Frank Steinmetzger wrote:
> Am Sun, Mar 23, 2025 at 04:41:58PM -0500 schrieb Dale:
>
>> Michael wrote:
>>> On Sunday, 23 March 2025 01:48:01 Greenwich Mean Time Dale wrote:
>>>> Michael wrote:
>>>>> Finally, consider TRIM being run on a cron job, or better use something
>>>>> like the SSDcronTRIM script once a month to decide and execute fstrim if
>>>>> needed.
>>> [snip ...]
>>>
>>>> The only thing on SSD is the OS itself.  I have partitions for /efi,
>>>> /boot with ext2, / and /var with ext4.  I'll set up fstrim later on. 
>>>> Given I have a 1TB stick and left well over 100GBs unused, I should have
>>>> room left over to last a while.  On my todo list tho.  Would once a
>>>> month be often enough tho?  I update each weekend.  Other than that, not
>>>> much changes really.  /home and such is on spinning rust still.  If I
>>>> did daily updates, might be a better plan.  Once a week, maybe monthly
>>>> will be OK. 
>>> Even once every 3-6 months would be more than enough.  The SSDcronTRIM will 
>>> check if your disk is filling up and will only run fstrim when/if it is 
>>> needed.
>>>
>>> https://chmatse.github.io/SSDcronTRIM/
>> That's not in the Gentoo tree.  Hmmmmm.  
> For systemd, fstrim ships with a unit file to run it once a week. You could 
> easily create something for cron. When my NAS is up again (my last remaining 
> Gentoo system) I could look at how I did it.
>
>> I ran fstrim on my root and var partitions and got this. 
>>
>>
>> root@Gentoo-1 / # fstrim -v /
>> /: 13.7 GiB (14676369408 bytes) trimmed
>> root@Gentoo-1 / # fstrim -v /var
>> /var: 43.9 GiB (47162359808 bytes) trimmed
>> root@Gentoo-1 / #
>>
>>
>> It looks like /var changes more than root does.
> The size in the output is usually simply the entire free space. AFAIK fstrim 
> does not remember what it trimmed at the previous run.

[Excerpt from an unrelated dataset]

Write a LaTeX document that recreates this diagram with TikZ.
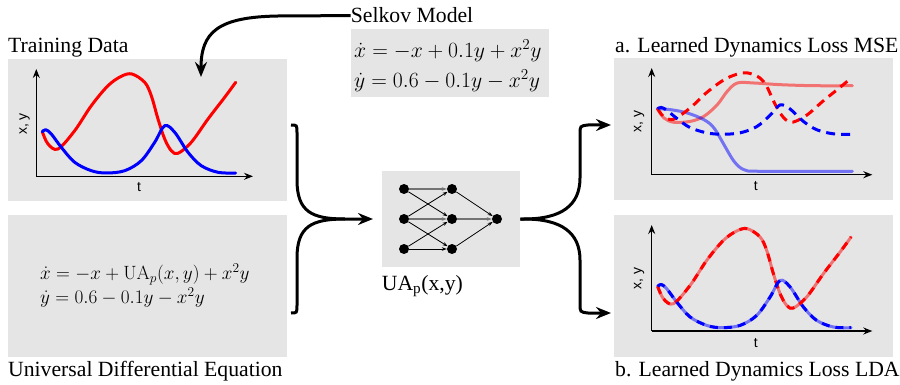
\RequirePackage{fix-cm}
\documentclass[tikz,border=0pt]{standalone}
\usepackage[no-math]{fontspec}
\setmainfont{Liberation Serif}
\newfontfamily\axfont{Liberation Sans}
\usetikzlibrary{arrows.meta}
\definecolor{panelgray}{RGB}{229,229,229}
\newcommand\redpts{plot[smooth,tension=0.55] coordinates{(6,-44.6) (11.7,-32.3) (21.7,-27.3) (38.4,-45.6) (55,-70.6) (71.7,-90.6) (85,-100) (95.7,-102.3) (108.4,-94) (115,-80.6) (121.7,-57.3) (128.4,-37.3) (135,-25.6) (141.7,-23) (155,-34) (171.7,-57.3) (188.4,-79) (199.4,-94)}}
\newcommand\bluepts{plot[smooth,tension=0.55] coordinates{(6,-44.6) (9.4,-46.6) (15,-42.3) (25,-29) (38.4,-14) (55,-5.6) (70,-3.3) (88.4,-5.6) (105,-15.6) (118.4,-34) (128.4,-50.6) (138.4,-44) (151.7,-24) (165,-10.6) (181.7,-4) (199.4,-3.3)}}
\newcommand\lredpts{plot[smooth,tension=0.55] coordinates{(5.6,-66) (12.3,-56.7) (22.3,-52.4) (39,-53.4) (52.3,-58.4) (65.6,-70) (75.6,-83.4) (85.6,-91.7) (102.3,-91.7) (129,-90) (162.3,-89) (200.6,-89)}}
\newcommand\lbluepts{plot[smooth,tension=0.55] coordinates{(5.6,-66) (19,-65) (35.6,-61.7) (52.3,-55) (62.3,-46.7) (72.3,-30) (82.3,-13.4) (92.3,-5) (109,-3.4) (200.6,-3.4)}}
\begin{document}
\begin{tikzpicture}[x=1pt,y=-1pt,
  panel/.style={fill=panelgray,draw=none,inner sep=0pt,anchor=north west},
  lbl/.style={font=\fontsize{21.7}{26}\selectfont,inner sep=0pt},
  eqn/.style={font=\fontsize{21.7}{30}\selectfont,inner sep=0pt,align=left,anchor=west},
  axis/.style={line width=1.5pt,-{Stealth[length=9pt,width=7pt,inset=3pt]}},
  axlbl/.style={font=\axfont\fontsize{14}{16}\selectfont,inner sep=0pt},
  curve/.style={line width=3pt,line cap=round,line join=round},
  bigarrow/.style={line width=3pt,-{Stealth[length=15pt,width=12pt,inset=5pt]}},
  bigline/.style={line width=3pt},
  neuron/.style={circle,fill=black,minimum size=10pt,inner sep=0pt},
  nnedge/.style={line width=0.8pt,-{Stealth[length=5pt,width=3.5pt]}},
  nngray/.style={line width=1.6pt,draw=black!55,-{Stealth[length=5pt,width=3.5pt]}},
  dsh/.style={dash pattern=on 9pt off 6pt}]
\useasboundingbox (0,0) rectangle (900,385);
% panels
\node[panel,minimum width=279pt,minimum height=142pt] (train) at (8,59) {};
\node[panel,minimum width=279pt,minimum height=142pt] (ude) at (8,215) {};
\node[panel,minimum width=198pt,minimum height=68pt] (selkov) at (351,29) {};
\node[panel,minimum width=138pt,minimum height=96pt] (nn) at (382,171) {};
\node[panel,minimum width=279pt,minimum height=142pt] (mse) at (614,58) {};
\node[panel,minimum width=279pt,minimum height=142pt] (lda) at (614,215) {};
% labels
\node[lbl,anchor=base west] (trainlbl) at (8,53) {Training Data};
\node[lbl,anchor=base west] (udelbl) at (8,376) {Universal Differential Equation};
\node[lbl,anchor=base west] (selkovlbl) at (350.7,23) {Selkov Model};
\node[lbl,anchor=base west] (nnlbl) at (381.7,290) {UA\textsubscript{p}(x,y)};
\node[lbl,anchor=base west] (mselbl) at (615,53) {a. Learned Dynamics Loss MSE};
\node[lbl,anchor=base west] (ldalbl) at (615,376) {b. Learned Dynamics Loss LDA};
% equations
\node[eqn] (selkoveq) at (354,65.5) {$\dot x=-x+0.1y+x^2y$\\$\dot y=0.6-0.1y-x^2y$};
\node[eqn,font=\fontsize{19.2}{24}\selectfont] (udeeq) at (40,286) {$\dot x=-x+\mathrm{UA}_p(x,y)+x^2y$\\$\dot y=0.6-0.1y-x^2y$};
% training data plot
\coordinate (tro) at (36.3,176.3);
\coordinate (trx) at (253,176.3);
\coordinate (try) at (36.3,69);
\draw[axis] (tro) -- (trx);
\draw[axis] (tro) -- (try);
\node[axlbl] (trt) at (139,187.5) {t};
\node[axlbl,rotate=90] (trxy) at (24.7,124) {x, y};
\begin{scope}[shift={(tro)}]
\draw[curve,red] \redpts;
\draw[curve,blue] \bluepts;
\end{scope}
% MSE plot
\coordinate (ao) at (651.7,174.7);
\coordinate (ax) at (872.3,174.7);
\coordinate (ay) at (651.7,68);
\draw[axis] (ao) -- (ax);
\draw[axis] (ao) -- (ay);
\node[axlbl] (at) at (755.7,186.5) {t};
\node[axlbl,rotate=90] (axy) at (639,121.3) {x, y};
\begin{scope}[shift={(ao)}]
\draw[curve,red,opacity=0.5] \lredpts;
\draw[curve,blue,opacity=0.5] \lbluepts;
\begin{scope}[shift={(0,-38.4)},yscale=0.62]
\draw[curve,red,dsh,line cap=butt] \redpts;
\draw[curve,blue,dsh,line cap=butt] \bluepts;
\end{scope}
\end{scope}
% LDA plot
\coordinate (bo) at (651.7,331);
\coordinate (bx) at (872.3,331);
\coordinate (by) at (651.7,225);
\draw[axis] (bo) -- (bx);
\draw[axis] (bo) -- (by);
\node[axlbl] (bt) at (755.7,343.3) {t};
\node[axlbl,rotate=90] (bxy) at (639,278.3) {x, y};
\begin{scope}[shift={(bo)}]
\draw[curve,red,opacity=0.5] \redpts;
\draw[curve,blue,opacity=0.5] \bluepts;
\draw[curve,red,dash pattern=on 8pt off 6pt,line cap=butt] \redpts;
\draw[curve,blue,dash pattern=on 8pt off 6pt,line cap=butt] \bluepts;
\end{scope}
% neural net
\node[neuron] (n11) at (404,189) {};
\node[neuron] (n12) at (404,219) {};
\node[neuron] (n13) at (404,249) {};
\node[neuron] (n21) at (452,189) {};
\node[neuron] (n22) at (452,219) {};
\node[neuron] (n23) at (452,249) {};
\node[neuron] (n31) at (497,219) {};
\draw[nngray] (n11) -- (n21);
\draw[nngray] (n12) -- (n22);
\draw[nnedge] (n13) -- (n23);
\draw[nnedge] (n11) -- (n22);
\draw[nnedge] (n12) -- (n21);
\draw[nnedge] (n12) -- (n23);
\draw[nnedge] (n13) -- (n22);
\draw[nnedge] (n21) -- (n31);
\draw[nngray] (n22) -- (n31);
\draw[nnedge] (n23) -- (n31);
% connectors
\coordinate (selkovtip) at (201,77);
\draw[bigarrow] (selkovlbl.west) -- (278,16) .. controls (218,17) and (201,32) .. (selkovtip);
\coordinate (ltop) at (291,125);
\coordinate (lbot) at (291,313);
\coordinate (nntip) at (373,219);
\draw[bigline] (lbot) .. controls (297,313) .. (297,305) -- (297,258) .. controls (297,226) and (312,219) .. (345,219);
\draw[bigarrow] (ltop) .. controls (297,125) .. (297,133) -- (297,180) .. controls (297,212) and (312,219) .. (345,219) -- (nntip);
\coordinate (rtop) at (611,125);
\coordinate (rbot) at (611,313);
\draw[bigarrow] (nn.east) -- (524,219) .. controls (562,219) and (580,205) .. (580,178) -- (580,134) .. controls (580,126) .. (588,125) -- (rtop);
\draw[bigarrow] (nn.east) -- (524,219) .. controls (562,219) and (580,233) .. (580,260) -- (580,304) .. controls (580,312) .. (588,313) -- (rbot);
\end{tikzpicture}
\end{document}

That doesn't match.  They may have changed something. 


%USED   USED     AVAILABLE  TOTAL MOUNTED ON
11.3%        24.2G    348.5G            392.7G /
37.1%        47.3G    110.8G            176.1G /var


I made those big since I hope to be using that thing for a while and
nothing is on LVM or anything.  Adding more space could get
interesting.  I went big and still have almost 200GBs unused. 


>> I kinda wish I just
>> could run it on the whole m.2 stick and it do its thing regardless of
>> mount point.  From the looks of the man page tho, that isn't a option. 
> fstrim -a runs on all file systems. If there is unassigned (unpartitioned) 
> space on your SSD, then that space is not written to anyways, thus there is 
> no need for trimming that.

I just created this.  I think this will work. 


root@Gentoo-1 / # cat /etc/cron.monthly/fstrim-nvme
#!/bin/sh

fstrim -v /
fstrim -v /var
root@Gentoo-1 / #


I'll try to remember when the next month comes up and see if it ran or
not.  It did when I ran run-parts thingy. 

I think once a month is plenty soon enough.  Weekly would just be to
much.  In another decade, we may not have to do anything to keep these
things going.  They just do their thing internally.  Heck, they have
improved a lot over the past decade.